Recent research from the group of Professor Tim Lodge.

Micelles formed by self-assembly of poly(ethylene oxide)-poly(N-isopropyl acrylamide) (PEO-PNIPAM) diblock copolymers transfer, intact and reversibly, from water at room temperature to the hydrophobic ionic liquid, [bmim][PF6], at elevated temperature. This "micelle shuttle" should enable the facile delivery or extraction of non-polar reagents to or from an ionic liquid reaction medium.
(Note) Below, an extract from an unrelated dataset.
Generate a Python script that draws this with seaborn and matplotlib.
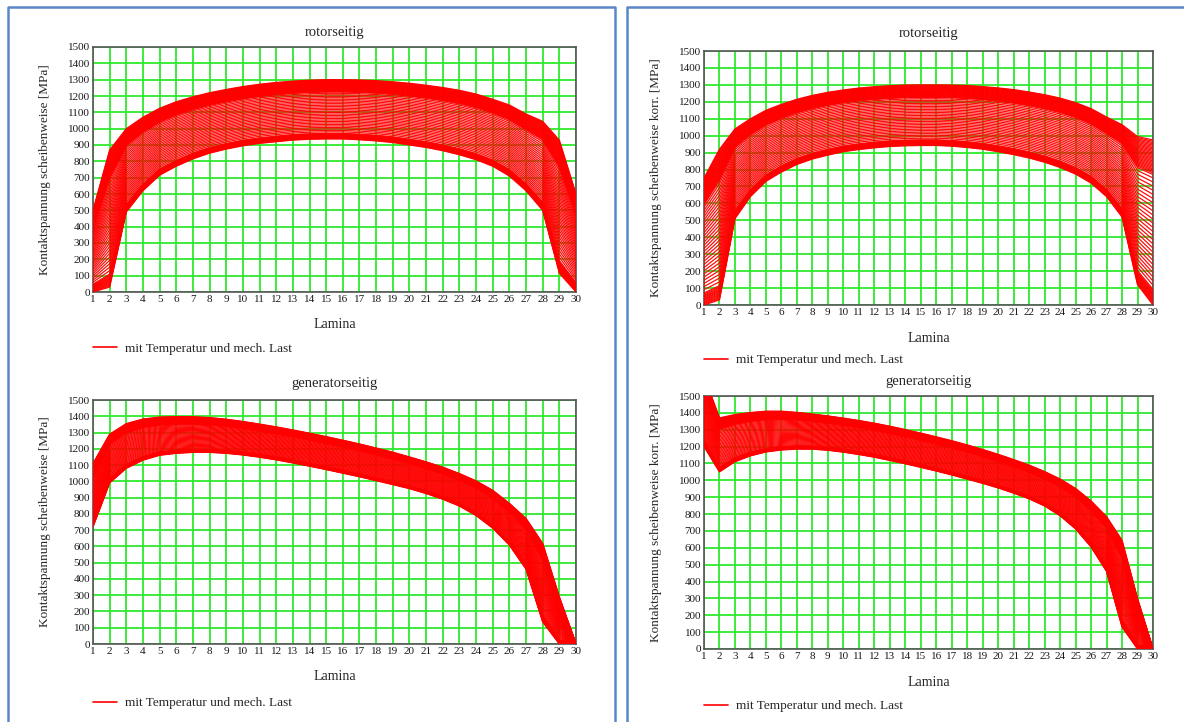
import numpy as np
import pandas as pd
import matplotlib
matplotlib.use("Agg")
import matplotlib.pyplot as plt
from matplotlib.lines import Line2D
import seaborn as sns

# Lamina positions
lamina = list(range(1, 31))

# envelope curves (first and last load step)
rotor_low = [0, 30, 490, 620, 715, 770, 815, 850, 875, 895, 910, 920, 930, 935, 937,
             937, 932, 925, 915, 900, 885, 865, 840, 810, 770, 710, 620, 500, 115, 0]
rotor_high = [500, 870, 1000, 1070, 1125, 1165, 1195, 1220, 1240, 1258, 1272, 1283, 1291, 1297, 1300,
              1300, 1298, 1294, 1287, 1278, 1266, 1252, 1235, 1212, 1180, 1145, 1090, 1045, 930, 600]

rotor_korr_low = [0, 30, 510, 640, 730, 785, 830, 862, 885, 905, 918, 928, 936, 940, 942,
                  942, 938, 930, 920, 905, 888, 868, 843, 812, 773, 720, 640, 520, 120, 0]
rotor_korr_high = [750, 920, 1040, 1100, 1150, 1185, 1215, 1238, 1256, 1270, 1281, 1289, 1295, 1299, 1300,
                   1300, 1299, 1296, 1290, 1282, 1272, 1258, 1242, 1222, 1195, 1160, 1110, 1065, 995, 975]

gen_low = [720, 990, 1080, 1130, 1160, 1172, 1178, 1178, 1172, 1162, 1148, 1132, 1113, 1093, 1072,
           1050, 1028, 1004, 980, 955, 925, 890, 848, 790, 712, 608, 460, 135, 0, 0]
gen_high = [1110, 1290, 1355, 1383, 1395, 1398, 1397, 1392, 1382, 1368, 1352, 1335, 1316, 1296, 1275,
            1253, 1230, 1205, 1179, 1150, 1120, 1087, 1048, 1003, 945, 865, 772, 619, 290, 0]

gen_korr_low = [1200, 1050, 1110, 1145, 1168, 1180, 1185, 1185, 1178, 1167, 1153, 1137, 1118, 1098, 1077,
                1055, 1032, 1007, 982, 955, 924, 890, 848, 790, 712, 605, 460, 130, 0, 0]
gen_korr_high = [1620, 1370, 1390, 1402, 1410, 1410, 1403, 1393, 1382, 1369, 1355, 1339, 1321, 1301, 1280,
                 1258, 1235, 1210, 1183, 1154, 1123, 1090, 1052, 1008, 952, 878, 785, 645, 300, 0]

# load steps (fraction of full load): dense at start, spread in the middle, dense at the end
load_steps = [0.0, 0.007, 0.014, 0.021, 0.028, 0.035, 0.042, 0.049, 0.056, 0.063, 0.07,
              0.078, 0.086, 0.095,
              0.12, 0.145, 0.17, 0.195, 0.22, 0.245, 0.27, 0.295, 0.32, 0.345,
              0.37, 0.395, 0.42, 0.445, 0.47, 0.495, 0.52, 0.545, 0.57, 0.595, 0.62,
              0.645, 0.67, 0.695, 0.72, 0.745, 0.77, 0.79,
              0.80, 0.808, 0.816, 0.824, 0.832, 0.84, 0.848, 0.856, 0.864, 0.872, 0.88,
              0.888, 0.896, 0.904, 0.912, 0.92, 0.928, 0.936, 0.944, 0.952, 0.96, 0.968,
              0.976, 0.984, 0.992, 1.0]

label_legend = "mit Temperatur und mech. Last"
ylabel_plain = "Kontaktspannung scheibenweise [MPa]"
ylabel_korr = "Kontaktspannung scheibenweise korr. [MPa]"

W, H = 1184, 722


def rect(l, t, r, b):
    return [l / W, 1 - b / H, (r - l) / W, (b - t) / H]


def family(low, high):
    rows = []
    low = np.array(low, float)
    high = np.array(high, float)
    for i, f in enumerate(load_steps):
        vals = low + f * (high - low)
        for x, v in zip(lamina, vals):
            rows.append((i, x, v))
    return pd.DataFrame(rows, columns=["Stufe", "Lamina", "Spannung"])


sns.set_theme(style="white")
plt.rcParams["font.family"] = ["Liberation Serif", "DejaVu Serif"]

fig = plt.figure(figsize=(W / 100, H / 100), dpi=100)
fig.patch.set_facecolor("white")

# blue page frames
blue = "#5b87c9"
fig.add_artist(Line2D([8 / W, 8 / W, 615 / W, 615 / W], [-0.01, 1 - 7 / H, 1 - 7 / H, -0.01],
                      color=blue, lw=1.8, transform=fig.transFigure))
fig.add_artist(Line2D([627 / W, 627 / W, 1.01], [-0.01, 1 - 7 / H, 1 - 7 / H],
                      color=blue, lw=1.8, transform=fig.transFigure))

panels = [
    (rect(93, 47, 576, 292), "rotorseitig", ylabel_plain, rotor_low, rotor_high, 32, 325, 349, 93),
    (rect(704, 51, 1153, 305), "rotorseitig", ylabel_korr, rotor_korr_low, rotor_korr_high, 34, 338, 360, 704),
    (rect(93, 400, 576, 644), "generatorseitig", ylabel_plain, gen_low, gen_high, 384, 677, 703, 93),
    (rect(704, 396, 1153, 649), "generatorseitig", ylabel_korr, gen_korr_low, gen_korr_high, 381, 682, 706, 704),
]

for r, title, ylab, low, high, ty, ly, gy, gx in panels:
    ax = fig.add_axes(r)
    df = family(low, high)
    sns.lineplot(data=df, x="Lamina", y="Spannung", units="Stufe", estimator=None,
                 color="#ff0000", lw=0.9, alpha=0.95, legend=False, ax=ax, zorder=3)
    ax.set_xlim(1, 30)
    ax.set_ylim(0, 1500)
    ax.set_xticks(lamina)
    ax.set_yticks(range(0, 1501, 100))
    ax.grid(True, color="#2ee82e", lw=1.3, zorder=1)
    ax.set_axisbelow(True)
    ax.tick_params(length=0, pad=2, labelsize=8, colors="#1a1a1a")
    for s in ax.spines.values():
        s.set_color("#555555")
        s.set_linewidth(1.2)
    bottom = r[1] * H
    top = bottom + r[3] * H
    hpx = r[3] * H
    wpx = r[2] * W
    ax.set_title(title, fontsize=10.5, pad=(1 - ty / H) * H - top - 7)
    ax.set_xlabel("Lamina", fontsize=10)
    ax.xaxis.set_label_coords(0.5, -((ly - (H - bottom)) / hpx))
    ax.xaxis.label.set_verticalalignment("center")
    ax.set_ylabel(ylab, fontsize=9.5)
    ax.yaxis.set_label_coords(-48 / wpx, 0.5)
    ax.yaxis.label.set_verticalalignment("center")
    handle = Line2D([], [], color="#ff0000", lw=1.2)
    fig.legend(handles=[handle], labels=[label_legend], loc="center left",
               bbox_to_anchor=(gx / W, 1 - gy / H), frameon=False, fontsize=9.5,
               borderpad=0, borderaxespad=0, handlelength=1.8, handletextpad=0.6)

fig.savefig("out.png", dpi=100)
Furthermore, because the PNIPAM core blocks come out of aqueous solution near 34 °C, and because they dissolve in the ionic liquid only above about 80 °C, this system constitutes a completely automatic and thermoreversible loading/transfer/delivery system. That is, the copolymers exist as free chains in water, but micellize on heating above 34 °C. Further heating causes the transfer into the ionic liquid, near 68 °C. Then, when heated above 80 °C, the micelles dissociate, dispensing their cargo. On cooling, the cycle is reversed.

This work was carried out by graduate student Zhifeng Bai, with help from postdoc Yiyong He and summer REU student Nick Young, under NSF support. It is described in Macromolecules, 41, 6615-6617 (2008).